## Exercise
Quote the whole listing word for word, please.

* Begin Dataset excerpt *

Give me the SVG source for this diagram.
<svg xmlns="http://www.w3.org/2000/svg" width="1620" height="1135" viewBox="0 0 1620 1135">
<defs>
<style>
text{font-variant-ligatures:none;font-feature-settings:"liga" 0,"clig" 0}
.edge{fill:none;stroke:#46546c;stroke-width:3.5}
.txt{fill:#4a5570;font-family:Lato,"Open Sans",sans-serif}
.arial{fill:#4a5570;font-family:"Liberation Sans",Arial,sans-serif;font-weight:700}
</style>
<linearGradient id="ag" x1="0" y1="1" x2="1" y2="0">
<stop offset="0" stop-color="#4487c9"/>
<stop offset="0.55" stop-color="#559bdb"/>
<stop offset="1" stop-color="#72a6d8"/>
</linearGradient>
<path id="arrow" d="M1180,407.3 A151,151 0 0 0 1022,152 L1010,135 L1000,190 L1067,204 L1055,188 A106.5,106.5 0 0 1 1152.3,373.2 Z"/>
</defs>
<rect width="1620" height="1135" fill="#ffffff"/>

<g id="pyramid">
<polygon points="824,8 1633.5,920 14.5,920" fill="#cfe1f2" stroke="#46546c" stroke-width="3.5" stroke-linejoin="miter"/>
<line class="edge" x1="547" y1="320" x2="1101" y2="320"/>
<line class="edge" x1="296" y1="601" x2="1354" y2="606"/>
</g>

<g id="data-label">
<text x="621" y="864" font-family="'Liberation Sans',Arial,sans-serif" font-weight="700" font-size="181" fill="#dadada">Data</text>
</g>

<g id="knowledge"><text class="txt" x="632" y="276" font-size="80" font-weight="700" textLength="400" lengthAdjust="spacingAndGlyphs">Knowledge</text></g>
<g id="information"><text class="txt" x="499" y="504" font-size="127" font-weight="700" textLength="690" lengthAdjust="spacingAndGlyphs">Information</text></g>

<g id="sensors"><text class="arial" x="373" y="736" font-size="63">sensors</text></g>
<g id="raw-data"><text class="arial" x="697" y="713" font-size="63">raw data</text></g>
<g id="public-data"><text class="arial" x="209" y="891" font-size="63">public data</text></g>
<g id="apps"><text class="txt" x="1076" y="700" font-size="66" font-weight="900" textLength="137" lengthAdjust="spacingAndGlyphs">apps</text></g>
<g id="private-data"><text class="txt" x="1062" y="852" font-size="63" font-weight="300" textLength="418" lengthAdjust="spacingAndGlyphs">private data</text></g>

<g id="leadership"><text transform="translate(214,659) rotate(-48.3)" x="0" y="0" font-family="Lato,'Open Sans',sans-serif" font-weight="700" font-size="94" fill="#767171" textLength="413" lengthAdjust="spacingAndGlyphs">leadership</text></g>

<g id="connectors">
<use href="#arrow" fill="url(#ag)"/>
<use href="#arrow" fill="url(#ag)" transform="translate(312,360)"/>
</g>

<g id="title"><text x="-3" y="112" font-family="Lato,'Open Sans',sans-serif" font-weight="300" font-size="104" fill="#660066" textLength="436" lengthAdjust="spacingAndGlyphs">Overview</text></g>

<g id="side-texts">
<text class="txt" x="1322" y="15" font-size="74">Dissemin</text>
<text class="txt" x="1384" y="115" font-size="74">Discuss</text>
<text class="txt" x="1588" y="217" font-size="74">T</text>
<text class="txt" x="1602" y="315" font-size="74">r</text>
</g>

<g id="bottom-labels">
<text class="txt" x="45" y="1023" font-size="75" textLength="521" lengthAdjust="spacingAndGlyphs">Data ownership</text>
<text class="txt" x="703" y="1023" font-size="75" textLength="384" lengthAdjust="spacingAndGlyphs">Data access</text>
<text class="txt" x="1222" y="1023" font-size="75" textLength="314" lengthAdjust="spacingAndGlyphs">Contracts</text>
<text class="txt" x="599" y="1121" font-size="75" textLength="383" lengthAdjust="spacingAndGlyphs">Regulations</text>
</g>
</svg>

* End Dataset excerpt *

## Answer to the problem
Give me the SVG source for this diagram.
<svg xmlns="http://www.w3.org/2000/svg" width="1620" height="1135" viewBox="0 0 1620 1135">
<defs>
<style>
text{font-variant-ligatures:none;font-feature-settings:"liga" 0,"clig" 0}
.edge{fill:none;stroke:#46546c;stroke-width:3.5}
.txt{fill:#4a5570;font-family:Lato,"Open Sans",sans-serif}
.arial{fill:#4a5570;font-family:"Liberation Sans",Arial,sans-serif;font-weight:700}
</style>
<linearGradient id="ag" x1="0" y1="1" x2="1" y2="0">
<stop offset="0" stop-color="#4487c9"/>
<stop offset="0.55" stop-color="#559bdb"/>
<stop offset="1" stop-color="#72a6d8"/>
</linearGradient>
<path id="arrow" d="M1180,407.3 A151,151 0 0 0 1022,152 L1010,135 L1000,190 L1067,204 L1055,188 A106.5,106.5 0 0 1 1152.3,373.2 Z"/>
</defs>
<rect width="1620" height="1135" fill="#ffffff"/>

<g id="pyramid">
<polygon points="824,8 1633.5,920 14.5,920" fill="#cfe1f2" stroke="#46546c" stroke-width="3.5" stroke-linejoin="miter"/>
<line class="edge" x1="547" y1="320" x2="1101" y2="320"/>
<line class="edge" x1="296" y1="601" x2="1354" y2="606"/>
</g>

<g id="data-label">
<text x="621" y="864" font-family="'Liberation Sans',Arial,sans-serif" font-weight="700" font-size="181" fill="#dadada">Data</text>
</g>

<g id="knowledge"><text class="txt" x="632" y="276" font-size="80" font-weight="700" textLength="400" lengthAdjust="spacingAndGlyphs">Knowledge</text></g>
<g id="information"><text class="txt" x="499" y="504" font-size="127" font-weight="700" textLength="690" lengthAdjust="spacingAndGlyphs">Information</text></g>

<g id="sensors"><text class="arial" x="373" y="736" font-size="63">sensors</text></g>
<g id="raw-data"><text class="arial" x="697" y="713" font-size="63">raw data</text></g>
<g id="public-data"><text class="arial" x="209" y="891" font-size="63">public data</text></g>
<g id="apps"><text class="txt" x="1076" y="700" font-size="66" font-weight="900" textLength="137" lengthAdjust="spacingAndGlyphs">apps</text></g>
<g id="private-data"><text class="txt" x="1062" y="852" font-size="63" font-weight="300" textLength="418" lengthAdjust="spacingAndGlyphs">private data</text></g>

<g id="leadership"><text transform="translate(214,659) rotate(-48.3)" x="0" y="0" font-family="Lato,'Open Sans',sans-serif" font-weight="700" font-size="94" fill="#767171" textLength="413" lengthAdjust="spacingAndGlyphs">leadership</text></g>

<g id="connectors">
<use href="#arrow" fill="url(#ag)"/>
<use href="#arrow" fill="url(#ag)" transform="translate(312,360)"/>
</g>

<g id="title"><text x="-3" y="112" font-family="Lato,'Open Sans',sans-serif" font-weight="300" font-size="104" fill="#660066" textLength="436" lengthAdjust="spacingAndGlyphs">Overview</text></g>

<g id="side-texts">
<text class="txt" x="1322" y="15" font-size="74">Dissemin</text>
<text class="txt" x="1384" y="115" font-size="74">Discuss</text>
<text class="txt" x="1588" y="217" font-size="74">T</text>
<text class="txt" x="1602" y="315" font-size="74">r</text>
</g>

<g id="bottom-labels">
<text class="txt" x="45" y="1023" font-size="75" textLength="521" lengthAdjust="spacingAndGlyphs">Data ownership</text>
<text class="txt" x="703" y="1023" font-size="75" textLength="384" lengthAdjust="spacingAndGlyphs">Data access</text>
<text class="txt" x="1222" y="1023" font-size="75" textLength="314" lengthAdjust="spacingAndGlyphs">Contracts</text>
<text class="txt" x="599" y="1121" font-size="75" textLength="383" lengthAdjust="spacingAndGlyphs">Regulations</text>
</g>
</svg>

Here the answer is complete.